Exercise prompt :: Copy each line of the material below that includes the string "React".

Data listing:
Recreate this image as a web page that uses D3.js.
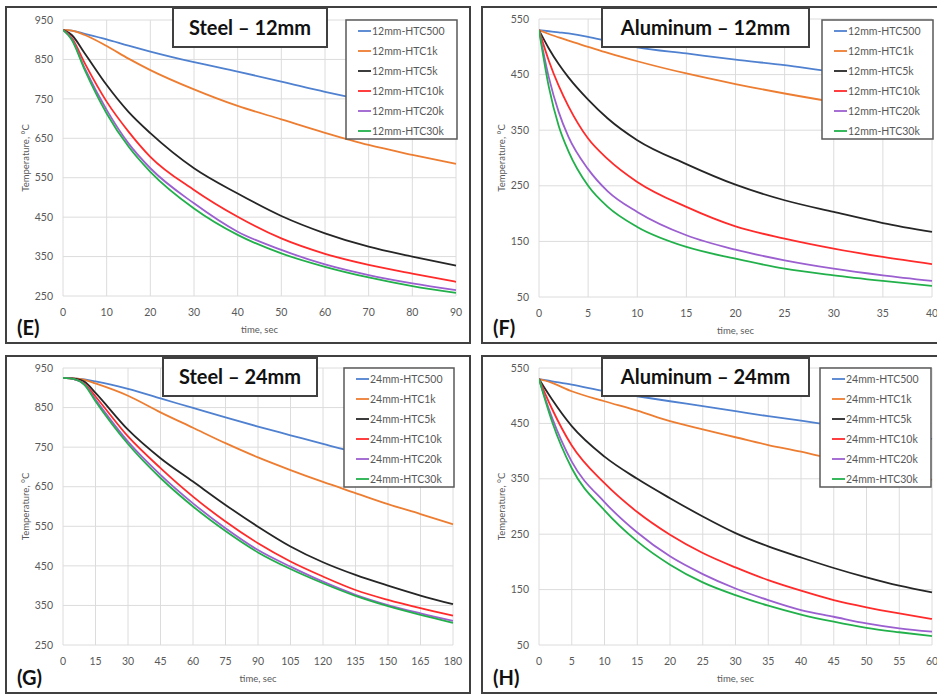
<!DOCTYPE html>
<html>
<head>
<meta charset="utf-8">
<script src="https://cdn.jsdelivr.net/npm/d3@7"></script>
<style>
  body { margin: 0; background: #fff; }
  svg { display: block; font-family: Lato, "Open Sans", sans-serif; }
</style>
</head>
<body>
<svg id="chart" width="937" height="696"></svg>
<script>
// series names + colours
const htcLevels = ["HTC500", "HTC1k", "HTC5k", "HTC10k", "HTC20k", "HTC30k"];
const seriesColors = ["#4f81d0", "#ed7d31", "#262626", "#ff2a2a", "#9b5fd0", "#22b04b"];

// (E) Steel - 12mm
const steel12Time = [0, 2, 5, 10, 15, 20, 30, 40, 50, 60, 70, 80, 90];
const steel12Temps = [
  [925, 923, 915, 901, 885, 870, 843, 819, 794, 768, 745, 725, 705],
  [925, 923, 912, 884, 852, 823, 774, 732, 698, 664, 633, 608, 585],
  [925, 912, 865, 785, 717, 663, 574, 510, 453, 409, 375, 350, 327],
  [925, 905, 840, 743, 667, 603, 519, 451, 396, 357, 329, 307, 286],
  [925, 902, 827, 722, 637, 574, 485, 413, 367, 330, 303, 282, 265],
  [925, 900, 823, 713, 629, 565, 472, 405, 358, 324, 297, 275, 258],
];

// (F) Aluminum - 12mm
const alu12Time = [0, 1, 2, 3, 5, 7, 10, 15, 20, 25, 30, 35, 40];
const alu12Temps = [
  [530, 528, 526, 524, 518, 510, 499, 488, 477, 467, 455, 447, 440],
  [530, 523, 517, 511, 500, 489, 474, 452, 433, 416, 401, 389, 378],
  [530, 497, 469, 445, 405, 371, 332, 289, 252, 224, 203, 183, 167],
  [530, 475, 430, 393, 335, 298, 257, 212, 177, 155, 137, 122, 109],
  [530, 445, 383, 338, 280, 240, 203, 161, 135, 116, 101, 89, 79],
  [530, 428, 358, 312, 250, 212, 176, 140, 119, 101, 89, 79, 70],
];

// (G) Steel - 24mm
const steel24Time = [0, 5, 10, 15, 30, 45, 60, 75, 90, 105, 120, 135, 150, 165, 180];
const steel24Temps = [
  [925, 924, 921, 916, 897, 873, 849, 825, 802, 780, 758, 737, 720, 705, 690],
  [925, 924, 920, 911, 880, 838, 799, 760, 724, 692, 662, 634, 606, 581, 555],
  [925, 923, 915, 887, 794, 722, 663, 604, 549, 499, 459, 427, 400, 375, 353],
  [925, 922, 910, 878, 777, 697, 625, 562, 507, 461, 423, 389, 364, 343, 324],
  [925, 922, 908, 870, 764, 680, 608, 545, 490, 448, 410, 377, 351, 330, 311],
  [925, 922, 907, 866, 758, 672, 600, 538, 484, 442, 406, 374, 348, 326, 306],
];

// (H) Aluminum - 24mm
const alu24Time = [0, 1, 2, 5, 10, 15, 20, 25, 30, 35, 40, 45, 50, 55, 60];
const alu24Temps = [
  [530, 528, 526, 520, 508, 499, 490, 481, 472, 463, 455, 446, 436, 429, 422],
  [530, 527, 523, 508, 490, 473, 454, 439, 425, 411, 399, 385, 372, 360, 348],
  [530, 511, 493, 445, 390, 350, 315, 282, 252, 228, 208, 189, 172, 157, 145],
  [530, 502, 476, 410, 342, 290, 249, 216, 190, 167, 148, 131, 118, 107, 97],
  [530, 493, 460, 381, 308, 253, 210, 178, 152, 131, 113, 101, 89, 80, 74],
  [530, 490, 453, 369, 293, 237, 195, 163, 140, 121, 105, 92, 81, 73, 66],
];

// axis ticks
const steel12XTicks = d3.range(0, 91, 10);
const alu12XTicks = d3.range(0, 41, 5);
const steel24XTicks = d3.range(0, 181, 15);
const alu24XTicks = d3.range(0, 61, 5);
const steelYTicks = d3.range(250, 951, 100);
const aluYTicks = d3.range(50, 551, 100);

/***********************
 * panel layout
 ************************/
const panels = [
  { letter: "(E)", title: "Steel \u2013 12mm", prefix: "12mm", time: steel12Time, temps: steel12Temps,
    xTicks: steel12XTicks, yTicks: steelYTicks,
    box: [6, 7, 464, 336], plot: [63, 20, 456, 296], titleBox: [173, 8, 154, 39], legend: [346, 20, 111, 119] },
  { letter: "(F)", title: "Aluminum \u2013 12mm", prefix: "12mm", time: alu12Time, temps: alu12Temps,
    xTicks: alu12XTicks, yTicks: aluYTicks,
    box: [482, 7, 470, 336], plot: [539, 19, 932, 297], titleBox: [602, 8, 207, 39], legend: [822, 20, 111, 119] },
  { letter: "(G)", title: "Steel \u2013 24mm", prefix: "24mm", time: steel24Time, temps: steel24Temps,
    xTicks: steel24XTicks, yTicks: steelYTicks,
    box: [6, 356, 464, 337], plot: [63, 368, 453, 645], titleBox: [163, 358, 154, 38], legend: [344, 368, 110, 119] },
  { letter: "(H)", title: "Aluminum \u2013 24mm", prefix: "24mm", time: alu24Time, temps: alu24Temps,
    xTicks: alu24XTicks, yTicks: aluYTicks,
    box: [482, 356, 470, 337], plot: [539, 368, 932, 645], titleBox: [602, 358, 207, 38], legend: [820, 368, 111, 119] },
];

const svg = d3.select("#chart");
const textGray = "#595959";

panels.forEach((p, i) => {
  const g = svg.append("g");
  const [x0, y0, x1, y1] = p.plot;

  // scales
  const x = d3.scaleLinear().domain(d3.extent(p.xTicks)).range([x0, x1]);
  const y = d3.scaleLinear().domain(d3.extent(p.yTicks)).range([y1, y0]);

  // outer frame
  g.append("rect")
    .attr("x", p.box[0]).attr("y", p.box[1])
    .attr("width", p.box[2]).attr("height", p.box[3])
    .attr("fill", "#fff").attr("stroke", "#404040").attr("stroke-width", 2);

  // grid
  g.append("g").selectAll("line").data(p.yTicks).join("line")
    .attr("x1", x0).attr("x2", x1)
    .attr("y1", (d) => y(d)).attr("y2", (d) => y(d))
    .attr("stroke", "#dcdcdc").attr("stroke-width", 1);
  g.append("g").selectAll("line").data(p.xTicks).join("line")
    .attr("x1", (d) => x(d)).attr("x2", (d) => x(d))
    .attr("y1", y0).attr("y2", y1)
    .attr("stroke", "#dcdcdc").attr("stroke-width", 1);

  // tick labels
  g.append("g").selectAll("text").data(p.yTicks).join("text")
    .attr("x", x0 - 10).attr("y", (d) => y(d)).attr("dy", "0.35em")
    .attr("text-anchor", "end").attr("font-size", 10.5).attr("fill", textGray)
    .text((d) => d);
  g.append("g").selectAll("text").data(p.xTicks).join("text")
    .attr("x", (d) => x(d)).attr("y", y1 + 16).attr("dy", "0.35em")
    .attr("text-anchor", "middle").attr("font-size", 10.5).attr("fill", textGray)
    .text((d) => d);

  // axis titles
  g.append("text")
    .attr("x", (x0 + x1) / 2).attr("y", y1 + 34).attr("dy", "0.35em")
    .attr("text-anchor", "middle").attr("font-size", 9.5).attr("fill", textGray)
    .text("time, sec");
  g.append("text")
    .attr("transform", `translate(${x0 - 37},${(y0 + y1) / 2}) rotate(-90)`)
    .attr("dy", "0.35em")
    .attr("text-anchor", "middle").attr("font-size", 9.5).attr("fill", textGray)
    .text("Temperature, \u00b0C");

  // curves
  const clipId = "clip" + i;
  g.append("clipPath").attr("id", clipId).append("rect")
    .attr("x", x0).attr("y", y0 - 2).attr("width", x1 - x0 + 2).attr("height", y1 - y0 + 4);
  const line = d3.line()
    .x((d, k) => x(p.time[k]))
    .y((d) => y(d))
    .curve(d3.curveMonotoneX);
  g.append("g").attr("clip-path", `url(#${clipId})`)
    .selectAll("path").data(p.temps).join("path")
    .attr("d", line)
    .attr("fill", "none")
    .attr("stroke", (d, k) => seriesColors[k])
    .attr("stroke-width", 1.8);

  // title box
  g.append("rect")
    .attr("x", p.titleBox[0]).attr("y", p.titleBox[1])
    .attr("width", p.titleBox[2]).attr("height", p.titleBox[3])
    .attr("fill", "#fff").attr("stroke", "#404040").attr("stroke-width", 2);
  g.append("text")
    .attr("x", p.titleBox[0] + p.titleBox[2] / 2).attr("y", p.titleBox[1] + p.titleBox[3] / 2)
    .attr("dy", "0.36em").attr("text-anchor", "middle")
    .attr("font-size", 20).attr("font-weight", "bold").attr("fill", "#111")
    .text(p.title);

  // legend
  const [lx, ly, lw, lh] = p.legend;
  g.append("rect")
    .attr("x", lx).attr("y", ly).attr("width", lw).attr("height", lh)
    .attr("fill", "#fff").attr("stroke", "#595959").attr("stroke-width", 1.5);
  const item = g.append("g").selectAll("g").data(htcLevels).join("g")
    .attr("transform", (d, k) => `translate(${lx + 12},${ly + 11 + k * 20})`);
  item.append("line")
    .attr("x1", 0).attr("x2", 13)
    .attr("stroke", (d, k) => seriesColors[k]).attr("stroke-width", 1.8);
  item.append("text")
    .attr("x", 14).attr("dy", "0.35em")
    .attr("font-size", 10.5).attr("fill", textGray)
    .text((d) => p.prefix + "-" + d);

  // panel letter
  g.append("text")
    .attr("x", p.box[0] + 11).attr("y", p.box[3] + p.box[1] - 8)
    .attr("font-size", 20).attr("font-weight", "bold").attr("fill", "#111")
    .text(p.letter);
});
</script>
</body>
</html>
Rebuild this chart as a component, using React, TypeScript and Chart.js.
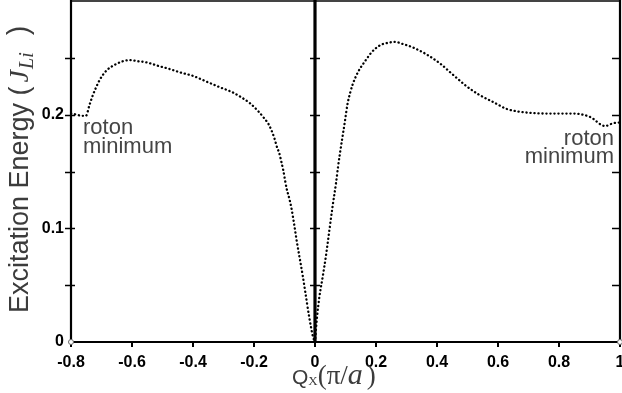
import React, { useEffect, useRef } from 'react';
import { Chart, registerables } from 'chart.js';

Chart.register(...registerables);

// ---- data ----
const leftBranchQ = [
  -0.8, -0.781, -0.765, -0.751, -0.74, -0.73, -0.721, -0.705, -0.683, -0.656, -0.63, -0.607,
  -0.58, -0.552, -0.515, -0.475, -0.44, -0.399, -0.355, -0.311, -0.273, -0.24, -0.213, -0.186,
  -0.164, -0.153, -0.144, -0.134, -0.124, -0.117, -0.109, -0.104, -0.098, -0.093, -0.084,
  -0.076, -0.068, -0.06, -0.049, -0.04, -0.033, -0.019, -0.006, 0,
];
const leftBranchE = [
  0.201, 0.2, 0.199, 0.199, 0.208, 0.216, 0.222, 0.231, 0.239, 0.244, 0.247, 0.248,
  0.247, 0.246, 0.243, 0.24, 0.237, 0.234, 0.229, 0.224, 0.22, 0.215, 0.21, 0.203,
  0.196, 0.192, 0.187, 0.18, 0.171, 0.166, 0.157, 0.151, 0.142, 0.135, 0.126,
  0.116, 0.103, 0.089, 0.072, 0.058, 0.046, 0.022, 0.004, 0,
];
const rightBranchQ = [
  0, 0.006, 0.014, 0.025, 0.036, 0.047, 0.058, 0.069, 0.076, 0.083, 0.098, 0.107, 0.115,
  0.124, 0.142, 0.164, 0.186, 0.213, 0.235, 0.262, 0.29, 0.322, 0.366, 0.41, 0.453, 0.497,
  0.535, 0.585, 0.629, 0.661, 0.76, 0.847, 0.902, 0.951, 0.973, 0.989, 1.0,
];
const rightBranchE = [
  0, 0.02, 0.039, 0.057, 0.076, 0.098, 0.12, 0.14, 0.155, 0.168, 0.194, 0.21, 0.219,
  0.227, 0.238, 0.247, 0.255, 0.261, 0.263, 0.264, 0.262, 0.259, 0.253, 0.245, 0.235, 0.225,
  0.218, 0.211, 0.205, 0.203, 0.201, 0.201, 0.198, 0.19, 0.192, 0.193, 0.193,
];
const cornerQ = [-0.8, 1];
const cornerE = [0, 0];

const xTickValues = [-0.8, -0.6, -0.4, -0.2, 0, 0.2, 0.4, 0.6, 0.8, 1];
const xTickLabels = ['-0.8', '-0.6', '-0.4', '-0.2', '0', '0.2', '0.4', '0.6', '0.8', '1'];
const yTickValues = [0, 0.05, 0.1, 0.15, 0.2, 0.25, 0.3];
const yTickLabels = ['0', '', '0.1', '', '0.2', '', ''];
const annotationLines = ['roton', 'minimum'];

const W = 622;
const H = 393;

const axesPlugin = {
  id: 'axesPlugin',
  beforeDatasetsDraw(chart: any) {
    const { ctx, chartArea: a, scales } = chart;
    const xs = scales.x;
    const ys = scales.y;
    ctx.save();
    // top frame
    ctx.strokeStyle = '#444';
    ctx.lineWidth = 2;
    ctx.beginPath();
    ctx.moveTo(a.left, 1);
    ctx.lineTo(a.right, 1);
    ctx.stroke();
    ctx.strokeStyle = '#000';
    // left + right axes
    ctx.lineWidth = 2.2;
    ctx.beginPath();
    ctx.moveTo(a.left, 0);
    ctx.lineTo(a.left, a.bottom);
    ctx.moveTo(a.right, 0);
    ctx.lineTo(a.right, a.bottom);
    ctx.stroke();
    // bottom axis
    ctx.beginPath();
    ctx.moveTo(a.left, a.bottom);
    ctx.lineTo(a.right, a.bottom);
    ctx.stroke();
    // middle axis at Q = 0
    const zx = xs.getPixelForValue(0);
    ctx.lineWidth = 3.2;
    ctx.beginPath();
    ctx.moveTo(zx, 0);
    ctx.lineTo(zx, a.bottom);
    ctx.stroke();
    // y ticks
    ctx.lineWidth = 1.6;
    ctx.beginPath();
    yTickValues.forEach((v) => {
      if (v <= 0 || v >= 0.3) return;
      const py = Math.round(ys.getPixelForValue(v)) + 0.5;
      ctx.moveTo(a.left - 6, py);
      ctx.lineTo(a.left + 4, py);
      ctx.moveTo(zx - 5, py);
      ctx.lineTo(zx + 5, py);
      ctx.moveTo(a.right - 8, py);
      ctx.lineTo(a.right, py);
    });
    ctx.stroke();
    // x ticks
    ctx.lineWidth = 2;
    ctx.beginPath();
    xTickValues.forEach((v) => {
      const px = xs.getPixelForValue(v);
      ctx.moveTo(px, a.bottom);
      ctx.lineTo(px, a.bottom + 5);
    });
    ctx.stroke();
    ctx.restore();
  },
  afterDraw(chart: any) {
    const { ctx, scales } = chart;
    const xs = scales.x;
    ctx.save();
    // y axis title (rotated)
    ctx.fillStyle = '#3c3c3c';
    ctx.translate(28, 313);
    ctx.rotate(-Math.PI / 2);
    ctx.textAlign = 'left';
    ctx.textBaseline = 'alphabetic';
    let cx = 0;
    ctx.font = '27px "Liberation Sans", Arial, sans-serif';
    const t1 = 'Excitation Energy (';
    ctx.fillText(t1, cx, 0);
    cx += ctx.measureText(t1).width + 4;
    ctx.font = 'italic 28px "Liberation Serif", serif';
    ctx.fillText('J', cx, 0);
    cx += ctx.measureText('J').width + 1;
    ctx.font = 'italic 20px "Liberation Serif", serif';
    ctx.fillText('Li', cx, 5);
    cx += ctx.measureText('Li').width;
    ctx.font = '29px "Liberation Sans", Arial, sans-serif';
    ctx.fillText(')', cx + 17, 0);
    ctx.restore();

    // x axis title
    ctx.save();
    ctx.fillStyle = '#3c3c3c';
    ctx.textAlign = 'left';
    ctx.textBaseline = 'alphabetic';
    let qx = 292;
    const base = 384;
    ctx.font = '21px "Liberation Sans", Arial, sans-serif';
    ctx.fillText('Q', qx, base);
    qx += ctx.measureText('Q').width;
    ctx.font = '13px "Liberation Serif", serif';
    ctx.fillText('X', qx, base + 1);
    qx += ctx.measureText('X').width;
    ctx.font = '27px "Liberation Serif", serif';
    ctx.fillText('(', qx, base);
    qx += ctx.measureText('(').width;
    ctx.fillText('\u03c0', qx, base);
    qx += ctx.measureText('\u03c0').width;
    ctx.fillText('/', qx, base);
    qx += ctx.measureText('/').width;
    ctx.font = 'italic 30px "Liberation Serif", serif';
    ctx.fillText('a', qx, base);
    qx += ctx.measureText('a').width + 4;
    ctx.font = '27px "Liberation Serif", serif';
    ctx.fillText(')', qx, base);
    ctx.restore();

    // annotations
    ctx.save();
    ctx.fillStyle = '#454545';
    ctx.font = '22px "Liberation Sans", Arial, sans-serif';
    ctx.textBaseline = 'alphabetic';
    ctx.textAlign = 'left';
    const lx = xs.getPixelForValue(-0.8) + 12;
    ctx.fillText(annotationLines[0], lx, 134);
    ctx.fillText(annotationLines[1], lx, 153);
    ctx.textAlign = 'right';
    const rx = xs.getPixelForValue(1) - 6;
    ctx.fillText(annotationLines[0], rx, 145);
    ctx.fillText(annotationLines[1], rx, 163);
    ctx.restore();
  },
};

export default function App() {
  const ref = useRef<HTMLCanvasElement>(null);
  useEffect(() => {
    if (!ref.current) return;
    const dotted = {
      showLine: true,
      borderColor: '#000',
      borderWidth: 2.3,
      borderDash: [0.2, 3.8],
      borderCapStyle: 'round',
      pointRadius: 0,
      cubicInterpolationMode: 'monotone',
      fill: false,
    };
    const chart = new Chart(ref.current, {
      type: 'line',
      data: {
        datasets: [
          {
            ...dotted,
            label: 'left',
            data: leftBranchQ.map((q, i) => ({ x: q, y: leftBranchE[i] })),
          } as any,
          {
            ...dotted,
            label: 'right',
            data: rightBranchQ.map((q, i) => ({ x: q, y: rightBranchE[i] })),
          } as any,
          {
            label: 'corners',
            data: cornerQ.map((q, i) => ({ x: q, y: cornerE[i] })),
            showLine: false,
            pointRadius: 2.5,
            pointBackgroundColor: '#fff',
            pointBorderColor: '#666',
            pointBorderWidth: 1,
            clip: false,
          } as any,
        ],
      },
      options: {
        responsive: false,
        animation: false,
        events: [],
        layout: { autoPadding: false, padding: { left: 0, right: 2, top: 1, bottom: 0 } },
        plugins: { legend: { display: false }, tooltip: { enabled: false } },
        scales: {
          x: {
            type: 'linear',
            min: -0.8,
            max: 1,
            border: { display: false },
            grid: { display: false, drawTicks: false },
            afterBuildTicks: (s: any) => {
              s.ticks = xTickValues.map((v) => ({ value: v }));
            },
            afterFit: (s: any) => {
              s.height = 51;
              s.paddingLeft = 0;
              s.paddingRight = 0;
            },
            ticks: {
              autoSkip: false,
              maxRotation: 0,
              padding: 11,
              color: '#000',
              font: { family: '"Liberation Sans", Arial, sans-serif', weight: 'bold', size: 16 },
              callback: (_v: any, i: number) => xTickLabels[i],
            },
          },
          y: {
            type: 'linear',
            min: 0,
            max: 0.3,
            border: { display: false },
            grid: { display: false, drawTicks: false },
            afterBuildTicks: (s: any) => {
              s.ticks = yTickValues.map((v) => ({ value: v }));
            },
            afterFit: (s: any) => {
              s.width = 71;
              s.paddingTop = 0;
              s.paddingBottom = 0;
            },
            ticks: {
              autoSkip: false,
              padding: 7,
              color: '#000',
              font: { family: '"Liberation Sans", Arial, sans-serif', weight: 'bold', size: 16 },
              callback: (_v: any, i: number) => yTickLabels[i],
            },
          },
        },
      } as any,
      plugins: [axesPlugin],
    });
    return () => chart.destroy();
  }, []);
  return (
    <div style={{ position: 'absolute', left: 0, top: 0, width: W, height: H, background: '#fff' }}>
      <canvas ref={ref} width={W} height={H} style={{ display: 'block' }} />
    </div>
  );
}
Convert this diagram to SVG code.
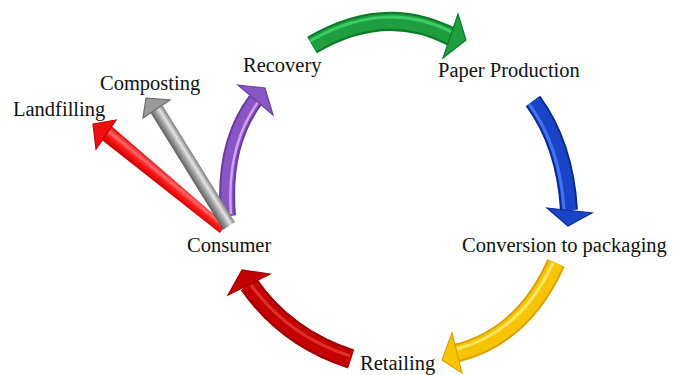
<svg xmlns="http://www.w3.org/2000/svg" width="673" height="375" viewBox="0 0 673 375">
<defs>
<style>
.lbl{font-family:"Liberation Serif","Times New Roman",serif;font-size:20.5px;fill:#111}
.sh{fill:none;stroke-linecap:butt}
.hd{stroke-width:1.2;stroke-linejoin:miter}
</style>
<linearGradient id="gRed" gradientUnits="userSpaceOnUse" x1="111.4" y1="125.9" x2="100.6" y2="139.1">
<stop offset="0" stop-color="#d80000"/><stop offset="0.35" stop-color="#ff6a6a"/><stop offset="0.55" stop-color="#ff1a1a"/><stop offset="1" stop-color="#c00000"/>
</linearGradient>
<linearGradient id="gGray" gradientUnits="userSpaceOnUse" x1="162.45" y1="105.3" x2="150.55" y2="112.7">
<stop offset="0" stop-color="#7a7a7a"/><stop offset="0.35" stop-color="#e6e6e6"/><stop offset="0.6" stop-color="#a8a8a8"/><stop offset="1" stop-color="#5e5e5e"/>
</linearGradient>
</defs>
<rect width="673" height="375" fill="#fff"/>
<g id="connectors">
<g id="retail-consumer">
<path class="sh" d="M351,359 Q286,338 249,284.5" stroke="#9a0000" stroke-width="20"/>
<path class="sh" d="M351,359 Q286,338 249,284.5" stroke="#c40000" stroke-width="16"/>
<path class="sh" d="M350,356 Q288,336 251,285" stroke="#de3030" stroke-width="3"/>
<polygon class="hd" points="228,295 242,270 270,274" fill="#c40000" stroke="#9a0000"/>
</g>
<g id="conversion-retail">
<path class="sh" d="M556,263 Q523.5,336 457,353" stroke="#d9a000" stroke-width="19"/>
<path class="sh" d="M556,263 Q523.5,336 457,353" stroke="#f8c400" stroke-width="15"/>
<path class="sh" d="M553,263 Q521,332 457,349" stroke="#ffe766" stroke-width="3"/>
<polygon class="hd" points="452,333 462,373 442,360" fill="#f8c400" stroke="#d9a000"/>
</g>
<g id="paper-conversion">
<path class="sh" d="M533,101 Q565,144.5 569,210" stroke="#0a2a90" stroke-width="18"/>
<path class="sh" d="M533,101 Q565,144.5 569,210" stroke="#1a44c8" stroke-width="14"/>
<path class="sh" d="M529,104 Q560,146 564,210" stroke="#3f74f0" stroke-width="3"/>
<polygon class="hd" points="547,208 592,213 568,226" fill="#1a44c8" stroke="#0a2a90"/>
</g>
<g id="recovery-paper">
<path class="sh" d="M312,45 Q385,2 452,37" stroke="#0b7a28" stroke-width="19"/>
<path class="sh" d="M312,45 Q385,2 452,37" stroke="#1e9e3c" stroke-width="15"/>
<path class="sh" d="M310,41 Q385,-2 452,32" stroke="#3ccc66" stroke-width="3"/>
<polygon class="hd" points="458,14 466,40 443,58" fill="#1e9e3c" stroke="#0b7a28"/>
</g>
<g id="consumer-recovery">
<path class="sh" d="M228,216 Q222,145 255.5,100" stroke="#6a3aa0" stroke-width="16"/>
<path class="sh" d="M228,216 Q222,145 255.5,100" stroke="#8a55c4" stroke-width="12"/>
<path class="sh" d="M231,214 Q226,147 258,102" stroke="#d0a4f4" stroke-width="2.5"/>
<polygon class="hd" points="238,85 265,88 273,115" fill="#8a55c4" stroke="#6a3aa0"/>
</g>
<g id="consumer-landfilling">
<polygon points="111.4,125.9 100.6,139.1 219.8,232.9 226.2,225.1" fill="url(#gRed)"/>
<polygon class="hd" points="93,124 116,120 96,149" fill="#f01010" stroke="#c00000"/>
</g>
<g id="consumer-composting">
<polygon points="162.45,105.3 150.55,112.7 223.05,229.7 234.95,222.3" fill="url(#gGray)"/>
<polygon points="223.05,229.7 234.95,222.3 229,226" fill="#555"/>
<polygon class="hd" points="146,98 170,100 143,118" fill="#9a9a9a" stroke="#6a6a6a"/>
</g>
</g>
<g id="node-recovery"><text class="lbl" x="243" y="72">Recovery</text></g>
<g id="node-composting"><text class="lbl" x="100" y="90">Composting</text></g>
<g id="node-landfilling"><text class="lbl" x="13" y="116">Landfilling</text></g>
<g id="node-consumer"><text class="lbl" x="187" y="252">Consumer</text></g>
<g id="node-paper"><text class="lbl" x="438" y="77">Paper Production</text></g>
<g id="node-conversion"><text class="lbl" x="462" y="252">Conversion<tspan dx="5">to packaging</tspan></text></g>
<g id="node-retailing"><text class="lbl" x="360" y="370">Retailing</text></g>
</svg>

Final result ::
Rebuild this chart as a component, using React, TypeScript and Chart.js.
import React, { useEffect, useRef } from 'react';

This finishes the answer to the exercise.